# REQUIREMENTS
Find out how many lines of the material contain the string "code" and give only that figure.

# RECORDS FOR PROCESSING
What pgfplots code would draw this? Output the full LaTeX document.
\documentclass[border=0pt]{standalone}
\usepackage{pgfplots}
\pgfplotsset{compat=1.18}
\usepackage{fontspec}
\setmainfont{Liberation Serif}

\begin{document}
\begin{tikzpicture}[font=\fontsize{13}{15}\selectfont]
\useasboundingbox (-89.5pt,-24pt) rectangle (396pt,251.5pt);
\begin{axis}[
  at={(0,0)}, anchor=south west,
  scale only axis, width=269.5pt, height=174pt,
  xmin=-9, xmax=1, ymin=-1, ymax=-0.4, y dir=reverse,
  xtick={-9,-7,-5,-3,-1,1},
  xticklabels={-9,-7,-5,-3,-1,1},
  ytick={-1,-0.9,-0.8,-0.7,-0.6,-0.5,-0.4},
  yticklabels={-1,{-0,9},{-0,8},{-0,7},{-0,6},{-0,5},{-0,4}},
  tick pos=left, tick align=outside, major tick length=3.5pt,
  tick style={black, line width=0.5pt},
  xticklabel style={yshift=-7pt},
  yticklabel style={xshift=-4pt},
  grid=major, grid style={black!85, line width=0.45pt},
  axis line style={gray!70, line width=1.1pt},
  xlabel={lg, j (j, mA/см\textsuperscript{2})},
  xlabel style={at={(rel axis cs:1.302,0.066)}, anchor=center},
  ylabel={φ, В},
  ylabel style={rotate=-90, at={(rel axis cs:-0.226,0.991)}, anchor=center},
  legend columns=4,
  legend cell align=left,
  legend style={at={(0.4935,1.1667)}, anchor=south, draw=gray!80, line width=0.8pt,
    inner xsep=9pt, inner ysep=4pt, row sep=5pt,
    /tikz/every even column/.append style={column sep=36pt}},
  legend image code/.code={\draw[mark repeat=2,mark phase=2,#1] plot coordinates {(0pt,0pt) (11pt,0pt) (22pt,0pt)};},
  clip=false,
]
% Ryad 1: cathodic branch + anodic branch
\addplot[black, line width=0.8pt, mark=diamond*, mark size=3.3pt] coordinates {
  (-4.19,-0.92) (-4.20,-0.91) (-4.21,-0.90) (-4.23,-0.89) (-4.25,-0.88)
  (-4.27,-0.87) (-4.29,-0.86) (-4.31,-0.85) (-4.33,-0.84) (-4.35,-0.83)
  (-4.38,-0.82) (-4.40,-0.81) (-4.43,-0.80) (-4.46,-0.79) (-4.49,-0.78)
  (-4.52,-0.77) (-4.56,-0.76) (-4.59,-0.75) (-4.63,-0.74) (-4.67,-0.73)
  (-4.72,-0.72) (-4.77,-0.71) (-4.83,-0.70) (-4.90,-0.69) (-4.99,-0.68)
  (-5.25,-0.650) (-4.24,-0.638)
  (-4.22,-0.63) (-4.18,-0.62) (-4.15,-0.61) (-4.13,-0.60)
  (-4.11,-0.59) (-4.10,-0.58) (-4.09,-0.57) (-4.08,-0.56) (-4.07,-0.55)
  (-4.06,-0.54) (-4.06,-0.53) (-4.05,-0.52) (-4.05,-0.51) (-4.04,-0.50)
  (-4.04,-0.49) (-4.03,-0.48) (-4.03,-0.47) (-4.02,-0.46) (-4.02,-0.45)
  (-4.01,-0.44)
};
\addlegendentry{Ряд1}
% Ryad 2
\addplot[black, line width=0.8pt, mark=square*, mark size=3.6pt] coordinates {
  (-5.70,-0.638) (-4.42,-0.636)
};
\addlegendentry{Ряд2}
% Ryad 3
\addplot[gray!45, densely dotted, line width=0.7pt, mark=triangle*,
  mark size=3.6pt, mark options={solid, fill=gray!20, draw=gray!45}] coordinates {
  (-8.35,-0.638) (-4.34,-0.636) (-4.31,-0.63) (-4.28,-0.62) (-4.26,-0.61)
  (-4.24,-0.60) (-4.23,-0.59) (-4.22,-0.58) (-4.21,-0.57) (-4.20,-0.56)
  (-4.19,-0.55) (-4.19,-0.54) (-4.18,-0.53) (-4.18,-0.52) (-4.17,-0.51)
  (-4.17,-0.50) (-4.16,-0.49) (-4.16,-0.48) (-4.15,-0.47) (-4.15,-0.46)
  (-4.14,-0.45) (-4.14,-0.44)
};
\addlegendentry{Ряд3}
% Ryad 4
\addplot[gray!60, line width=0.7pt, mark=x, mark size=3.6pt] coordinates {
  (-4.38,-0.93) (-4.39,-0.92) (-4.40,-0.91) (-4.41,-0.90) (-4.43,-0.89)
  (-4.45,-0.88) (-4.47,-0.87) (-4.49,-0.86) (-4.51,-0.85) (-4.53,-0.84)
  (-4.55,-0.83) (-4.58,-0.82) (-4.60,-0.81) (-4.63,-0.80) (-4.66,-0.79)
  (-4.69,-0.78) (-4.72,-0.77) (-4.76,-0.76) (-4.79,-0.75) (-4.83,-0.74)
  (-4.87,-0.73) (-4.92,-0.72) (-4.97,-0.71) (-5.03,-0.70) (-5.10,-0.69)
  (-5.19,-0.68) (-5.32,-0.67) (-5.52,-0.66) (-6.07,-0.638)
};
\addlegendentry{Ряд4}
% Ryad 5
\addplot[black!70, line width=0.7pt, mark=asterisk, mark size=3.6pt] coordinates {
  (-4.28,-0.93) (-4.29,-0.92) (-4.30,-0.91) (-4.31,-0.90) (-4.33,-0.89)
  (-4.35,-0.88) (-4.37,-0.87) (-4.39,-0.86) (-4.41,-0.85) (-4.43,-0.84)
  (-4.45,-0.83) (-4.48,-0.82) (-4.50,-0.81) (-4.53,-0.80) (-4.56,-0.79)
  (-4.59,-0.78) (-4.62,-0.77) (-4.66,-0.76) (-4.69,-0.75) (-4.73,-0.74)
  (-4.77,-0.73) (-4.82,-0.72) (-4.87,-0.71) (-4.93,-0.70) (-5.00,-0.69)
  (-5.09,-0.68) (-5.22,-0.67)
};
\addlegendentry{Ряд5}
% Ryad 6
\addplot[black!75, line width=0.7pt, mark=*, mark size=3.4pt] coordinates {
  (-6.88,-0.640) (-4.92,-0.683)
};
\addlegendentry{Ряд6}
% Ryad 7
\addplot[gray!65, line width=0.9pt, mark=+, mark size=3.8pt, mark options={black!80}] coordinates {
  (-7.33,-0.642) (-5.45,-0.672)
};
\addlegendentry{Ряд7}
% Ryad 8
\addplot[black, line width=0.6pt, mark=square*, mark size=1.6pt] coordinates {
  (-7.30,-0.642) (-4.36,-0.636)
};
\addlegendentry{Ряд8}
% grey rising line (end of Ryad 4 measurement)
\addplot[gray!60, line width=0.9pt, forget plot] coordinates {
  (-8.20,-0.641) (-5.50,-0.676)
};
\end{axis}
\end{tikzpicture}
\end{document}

--

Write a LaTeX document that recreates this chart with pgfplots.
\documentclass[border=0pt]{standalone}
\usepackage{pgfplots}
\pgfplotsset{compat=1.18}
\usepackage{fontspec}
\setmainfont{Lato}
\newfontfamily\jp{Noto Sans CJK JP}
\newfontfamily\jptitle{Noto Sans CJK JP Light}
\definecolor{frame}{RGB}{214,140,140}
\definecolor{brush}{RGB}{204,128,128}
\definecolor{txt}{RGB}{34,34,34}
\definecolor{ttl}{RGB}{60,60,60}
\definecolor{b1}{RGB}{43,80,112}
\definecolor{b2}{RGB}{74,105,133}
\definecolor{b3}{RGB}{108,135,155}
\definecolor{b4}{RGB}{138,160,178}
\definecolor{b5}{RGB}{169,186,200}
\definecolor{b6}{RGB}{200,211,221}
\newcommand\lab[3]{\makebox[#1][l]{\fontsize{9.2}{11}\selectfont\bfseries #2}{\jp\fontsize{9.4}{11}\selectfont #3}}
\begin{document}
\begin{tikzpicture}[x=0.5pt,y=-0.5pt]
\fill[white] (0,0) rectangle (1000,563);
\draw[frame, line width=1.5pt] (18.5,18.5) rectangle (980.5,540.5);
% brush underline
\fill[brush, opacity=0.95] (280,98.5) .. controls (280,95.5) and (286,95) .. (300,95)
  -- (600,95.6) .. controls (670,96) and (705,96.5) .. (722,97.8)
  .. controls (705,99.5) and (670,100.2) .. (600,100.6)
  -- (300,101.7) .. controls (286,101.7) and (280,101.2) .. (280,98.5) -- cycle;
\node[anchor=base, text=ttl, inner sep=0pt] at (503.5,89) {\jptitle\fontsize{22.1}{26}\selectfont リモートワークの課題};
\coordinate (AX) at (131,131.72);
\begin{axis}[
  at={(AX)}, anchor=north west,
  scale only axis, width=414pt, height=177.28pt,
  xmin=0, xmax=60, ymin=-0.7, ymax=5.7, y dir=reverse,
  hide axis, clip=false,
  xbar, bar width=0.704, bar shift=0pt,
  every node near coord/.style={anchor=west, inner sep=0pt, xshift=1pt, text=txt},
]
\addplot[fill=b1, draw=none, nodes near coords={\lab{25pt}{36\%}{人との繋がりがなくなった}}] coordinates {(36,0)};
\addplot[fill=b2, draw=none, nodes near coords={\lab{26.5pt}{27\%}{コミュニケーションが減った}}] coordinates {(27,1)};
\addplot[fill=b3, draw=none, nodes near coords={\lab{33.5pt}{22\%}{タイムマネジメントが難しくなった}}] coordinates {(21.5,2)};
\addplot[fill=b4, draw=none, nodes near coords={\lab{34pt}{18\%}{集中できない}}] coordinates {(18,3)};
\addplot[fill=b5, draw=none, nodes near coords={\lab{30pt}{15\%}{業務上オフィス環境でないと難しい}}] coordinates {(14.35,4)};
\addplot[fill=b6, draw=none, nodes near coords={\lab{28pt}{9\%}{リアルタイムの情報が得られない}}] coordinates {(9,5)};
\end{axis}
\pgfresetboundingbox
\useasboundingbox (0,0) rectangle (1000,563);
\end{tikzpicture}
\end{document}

# SOLUTION FOR THIS EXERCISE
2